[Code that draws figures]
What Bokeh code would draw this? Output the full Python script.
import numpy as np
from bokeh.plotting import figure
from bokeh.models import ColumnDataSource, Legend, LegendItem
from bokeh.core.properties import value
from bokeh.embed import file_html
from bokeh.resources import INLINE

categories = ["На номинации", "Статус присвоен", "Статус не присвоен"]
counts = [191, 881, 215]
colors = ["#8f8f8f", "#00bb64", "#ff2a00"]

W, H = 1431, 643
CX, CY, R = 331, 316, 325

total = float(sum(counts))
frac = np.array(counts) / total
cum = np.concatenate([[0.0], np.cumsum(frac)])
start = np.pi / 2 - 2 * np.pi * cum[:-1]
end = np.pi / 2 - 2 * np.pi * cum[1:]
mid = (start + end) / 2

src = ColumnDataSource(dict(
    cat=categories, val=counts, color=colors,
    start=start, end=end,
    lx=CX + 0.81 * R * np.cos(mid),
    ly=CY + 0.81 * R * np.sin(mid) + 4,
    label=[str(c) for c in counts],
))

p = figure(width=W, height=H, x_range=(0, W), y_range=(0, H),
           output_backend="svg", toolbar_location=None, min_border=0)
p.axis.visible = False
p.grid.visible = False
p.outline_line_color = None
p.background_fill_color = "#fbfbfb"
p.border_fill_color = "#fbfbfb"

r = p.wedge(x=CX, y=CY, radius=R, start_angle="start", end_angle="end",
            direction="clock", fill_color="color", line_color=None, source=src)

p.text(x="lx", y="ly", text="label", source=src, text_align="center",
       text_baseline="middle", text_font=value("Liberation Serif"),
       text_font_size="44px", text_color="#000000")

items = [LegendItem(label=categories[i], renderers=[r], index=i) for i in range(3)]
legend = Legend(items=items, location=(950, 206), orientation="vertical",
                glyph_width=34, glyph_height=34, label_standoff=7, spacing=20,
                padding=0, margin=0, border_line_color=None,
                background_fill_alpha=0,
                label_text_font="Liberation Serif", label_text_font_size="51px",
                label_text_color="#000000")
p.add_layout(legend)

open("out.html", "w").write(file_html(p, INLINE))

* * *

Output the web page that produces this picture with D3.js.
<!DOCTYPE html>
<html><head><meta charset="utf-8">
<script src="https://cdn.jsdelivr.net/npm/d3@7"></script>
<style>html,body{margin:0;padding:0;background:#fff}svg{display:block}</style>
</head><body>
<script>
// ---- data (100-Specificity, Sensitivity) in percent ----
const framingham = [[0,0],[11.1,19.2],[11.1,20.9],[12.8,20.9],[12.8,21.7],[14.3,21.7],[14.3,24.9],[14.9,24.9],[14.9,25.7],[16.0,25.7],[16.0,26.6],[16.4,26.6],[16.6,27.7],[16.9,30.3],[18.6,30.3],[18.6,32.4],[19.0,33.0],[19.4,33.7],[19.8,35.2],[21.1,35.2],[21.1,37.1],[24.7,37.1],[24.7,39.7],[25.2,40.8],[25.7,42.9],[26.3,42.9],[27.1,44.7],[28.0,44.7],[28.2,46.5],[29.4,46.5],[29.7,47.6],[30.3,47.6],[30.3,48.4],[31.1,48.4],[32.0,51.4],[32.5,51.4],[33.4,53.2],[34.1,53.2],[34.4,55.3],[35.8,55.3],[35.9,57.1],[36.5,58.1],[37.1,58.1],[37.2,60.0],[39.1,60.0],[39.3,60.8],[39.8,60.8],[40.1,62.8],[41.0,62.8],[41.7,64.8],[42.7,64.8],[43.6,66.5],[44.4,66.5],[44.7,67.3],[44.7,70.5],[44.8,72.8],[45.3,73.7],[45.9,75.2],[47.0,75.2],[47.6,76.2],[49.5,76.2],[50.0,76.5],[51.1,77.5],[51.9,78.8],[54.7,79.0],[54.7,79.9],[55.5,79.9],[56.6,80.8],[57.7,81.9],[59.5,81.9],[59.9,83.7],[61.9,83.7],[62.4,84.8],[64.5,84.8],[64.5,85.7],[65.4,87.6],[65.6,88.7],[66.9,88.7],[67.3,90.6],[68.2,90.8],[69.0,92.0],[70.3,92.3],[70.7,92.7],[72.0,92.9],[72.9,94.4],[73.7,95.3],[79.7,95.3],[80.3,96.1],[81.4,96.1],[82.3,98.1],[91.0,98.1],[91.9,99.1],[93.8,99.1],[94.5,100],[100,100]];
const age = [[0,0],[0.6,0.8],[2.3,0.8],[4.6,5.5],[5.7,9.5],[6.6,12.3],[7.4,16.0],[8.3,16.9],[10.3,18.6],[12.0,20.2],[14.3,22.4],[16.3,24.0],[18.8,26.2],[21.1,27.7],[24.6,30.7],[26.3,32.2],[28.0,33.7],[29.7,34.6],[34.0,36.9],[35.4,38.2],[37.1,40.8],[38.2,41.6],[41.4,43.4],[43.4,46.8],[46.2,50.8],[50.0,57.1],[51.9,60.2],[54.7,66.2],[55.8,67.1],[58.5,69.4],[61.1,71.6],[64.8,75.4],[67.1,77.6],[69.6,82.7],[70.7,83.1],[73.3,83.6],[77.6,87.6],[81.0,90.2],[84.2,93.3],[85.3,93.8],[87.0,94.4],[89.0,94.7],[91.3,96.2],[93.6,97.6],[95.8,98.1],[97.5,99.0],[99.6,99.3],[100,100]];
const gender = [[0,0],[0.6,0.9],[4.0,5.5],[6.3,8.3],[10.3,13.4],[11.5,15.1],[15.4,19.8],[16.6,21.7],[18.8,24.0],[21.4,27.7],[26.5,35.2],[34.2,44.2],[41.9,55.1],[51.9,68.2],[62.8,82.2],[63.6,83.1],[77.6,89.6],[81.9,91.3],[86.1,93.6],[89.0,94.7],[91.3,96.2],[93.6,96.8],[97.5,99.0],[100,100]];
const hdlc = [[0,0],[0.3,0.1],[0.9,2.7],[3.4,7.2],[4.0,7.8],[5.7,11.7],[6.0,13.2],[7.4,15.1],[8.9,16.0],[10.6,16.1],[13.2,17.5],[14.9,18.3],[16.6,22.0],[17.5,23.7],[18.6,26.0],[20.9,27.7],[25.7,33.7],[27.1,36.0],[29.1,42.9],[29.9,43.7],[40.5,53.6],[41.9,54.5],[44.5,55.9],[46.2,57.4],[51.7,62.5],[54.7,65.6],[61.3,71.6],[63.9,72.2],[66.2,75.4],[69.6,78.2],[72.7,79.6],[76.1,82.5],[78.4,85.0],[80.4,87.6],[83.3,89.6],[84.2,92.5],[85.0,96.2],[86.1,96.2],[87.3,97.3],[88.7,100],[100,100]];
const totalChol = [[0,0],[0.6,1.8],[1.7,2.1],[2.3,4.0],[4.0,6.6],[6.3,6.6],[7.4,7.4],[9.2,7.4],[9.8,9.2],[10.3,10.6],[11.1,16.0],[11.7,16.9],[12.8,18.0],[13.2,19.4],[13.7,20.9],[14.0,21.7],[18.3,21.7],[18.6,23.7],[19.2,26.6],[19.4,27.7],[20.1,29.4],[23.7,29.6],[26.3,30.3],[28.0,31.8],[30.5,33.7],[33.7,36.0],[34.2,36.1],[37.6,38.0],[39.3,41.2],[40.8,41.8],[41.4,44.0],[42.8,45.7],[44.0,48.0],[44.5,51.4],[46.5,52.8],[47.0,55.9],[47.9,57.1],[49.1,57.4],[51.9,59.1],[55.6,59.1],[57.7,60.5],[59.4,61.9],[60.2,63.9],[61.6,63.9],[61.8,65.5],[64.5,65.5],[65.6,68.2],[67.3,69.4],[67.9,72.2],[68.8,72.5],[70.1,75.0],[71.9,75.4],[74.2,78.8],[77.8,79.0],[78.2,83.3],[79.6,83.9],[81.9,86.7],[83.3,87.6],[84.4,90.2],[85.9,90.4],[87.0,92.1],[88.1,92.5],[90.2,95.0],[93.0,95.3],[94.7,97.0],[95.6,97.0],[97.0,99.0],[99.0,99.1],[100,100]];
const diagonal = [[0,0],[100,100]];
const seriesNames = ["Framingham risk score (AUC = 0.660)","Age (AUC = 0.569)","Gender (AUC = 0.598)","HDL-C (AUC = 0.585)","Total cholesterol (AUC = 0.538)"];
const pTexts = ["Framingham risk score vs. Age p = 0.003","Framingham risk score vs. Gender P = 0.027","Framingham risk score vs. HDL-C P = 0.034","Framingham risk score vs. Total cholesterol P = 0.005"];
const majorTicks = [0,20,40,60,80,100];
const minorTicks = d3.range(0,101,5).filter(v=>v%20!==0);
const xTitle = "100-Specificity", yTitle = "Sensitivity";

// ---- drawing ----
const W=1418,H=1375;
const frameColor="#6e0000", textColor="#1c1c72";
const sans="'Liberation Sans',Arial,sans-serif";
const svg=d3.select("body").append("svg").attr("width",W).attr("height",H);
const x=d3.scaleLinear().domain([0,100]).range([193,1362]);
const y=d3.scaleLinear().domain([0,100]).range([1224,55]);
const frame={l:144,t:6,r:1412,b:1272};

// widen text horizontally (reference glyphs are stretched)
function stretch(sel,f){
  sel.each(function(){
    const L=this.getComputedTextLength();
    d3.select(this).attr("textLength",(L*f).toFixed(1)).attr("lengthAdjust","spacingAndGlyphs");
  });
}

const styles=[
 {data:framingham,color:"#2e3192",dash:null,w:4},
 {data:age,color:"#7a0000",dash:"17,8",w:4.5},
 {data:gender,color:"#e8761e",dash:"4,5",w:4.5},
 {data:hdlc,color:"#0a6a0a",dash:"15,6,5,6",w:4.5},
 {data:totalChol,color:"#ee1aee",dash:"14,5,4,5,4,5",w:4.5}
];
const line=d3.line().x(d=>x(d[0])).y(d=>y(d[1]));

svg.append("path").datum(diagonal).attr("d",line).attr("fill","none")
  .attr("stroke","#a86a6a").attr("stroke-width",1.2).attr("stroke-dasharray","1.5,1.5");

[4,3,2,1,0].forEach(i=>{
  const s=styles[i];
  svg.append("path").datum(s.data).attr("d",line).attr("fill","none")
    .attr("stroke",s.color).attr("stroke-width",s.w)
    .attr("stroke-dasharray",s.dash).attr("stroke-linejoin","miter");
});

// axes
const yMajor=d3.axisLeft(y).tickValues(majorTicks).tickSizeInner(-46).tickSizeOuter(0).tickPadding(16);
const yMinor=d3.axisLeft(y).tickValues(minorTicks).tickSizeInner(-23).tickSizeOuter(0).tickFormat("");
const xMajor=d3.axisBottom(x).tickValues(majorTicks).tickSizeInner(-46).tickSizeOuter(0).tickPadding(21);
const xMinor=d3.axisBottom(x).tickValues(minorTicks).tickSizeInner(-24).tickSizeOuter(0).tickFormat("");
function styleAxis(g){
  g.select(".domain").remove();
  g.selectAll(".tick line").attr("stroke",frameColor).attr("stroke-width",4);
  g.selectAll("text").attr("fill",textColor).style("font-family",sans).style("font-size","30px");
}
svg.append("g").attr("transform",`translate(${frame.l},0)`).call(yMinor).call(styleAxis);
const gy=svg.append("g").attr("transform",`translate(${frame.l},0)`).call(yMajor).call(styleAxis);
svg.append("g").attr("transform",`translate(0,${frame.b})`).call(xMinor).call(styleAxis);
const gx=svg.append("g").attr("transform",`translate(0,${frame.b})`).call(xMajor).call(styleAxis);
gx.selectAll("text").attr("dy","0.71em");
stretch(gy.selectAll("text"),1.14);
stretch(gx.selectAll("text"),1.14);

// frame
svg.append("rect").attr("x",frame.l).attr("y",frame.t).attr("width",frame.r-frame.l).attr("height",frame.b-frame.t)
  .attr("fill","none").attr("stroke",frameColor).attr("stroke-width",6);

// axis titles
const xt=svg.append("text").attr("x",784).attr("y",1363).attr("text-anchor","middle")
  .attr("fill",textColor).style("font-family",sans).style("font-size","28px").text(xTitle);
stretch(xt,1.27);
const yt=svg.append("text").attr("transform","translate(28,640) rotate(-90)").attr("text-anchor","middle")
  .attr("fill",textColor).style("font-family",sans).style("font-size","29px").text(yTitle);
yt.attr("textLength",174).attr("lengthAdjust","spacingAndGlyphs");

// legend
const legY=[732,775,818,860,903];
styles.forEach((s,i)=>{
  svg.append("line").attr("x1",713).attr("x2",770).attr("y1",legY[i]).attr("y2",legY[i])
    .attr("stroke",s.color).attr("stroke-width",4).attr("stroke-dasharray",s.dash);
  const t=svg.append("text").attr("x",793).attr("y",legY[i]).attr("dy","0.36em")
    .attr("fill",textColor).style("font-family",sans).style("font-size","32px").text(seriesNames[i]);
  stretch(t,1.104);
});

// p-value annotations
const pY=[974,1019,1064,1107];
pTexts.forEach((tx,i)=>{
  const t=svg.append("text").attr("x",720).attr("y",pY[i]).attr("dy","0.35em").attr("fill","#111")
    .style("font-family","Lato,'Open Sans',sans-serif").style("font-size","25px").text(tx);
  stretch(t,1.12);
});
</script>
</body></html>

### WRITTEN TASK
In the listing above, locate the line containing "What Bokeh code" and the line containing "from bokeh.resources import INLINE". Extract those two lines and every line between them, exactly as written, and only those.

### ANSWER TO THIS EXERCISE
What Bokeh code would draw this? Output the full Python script.
import numpy as np
from bokeh.plotting import figure
from bokeh.models import ColumnDataSource, Legend, LegendItem
from bokeh.core.properties import value
from bokeh.embed import file_html
from bokeh.resources import INLINE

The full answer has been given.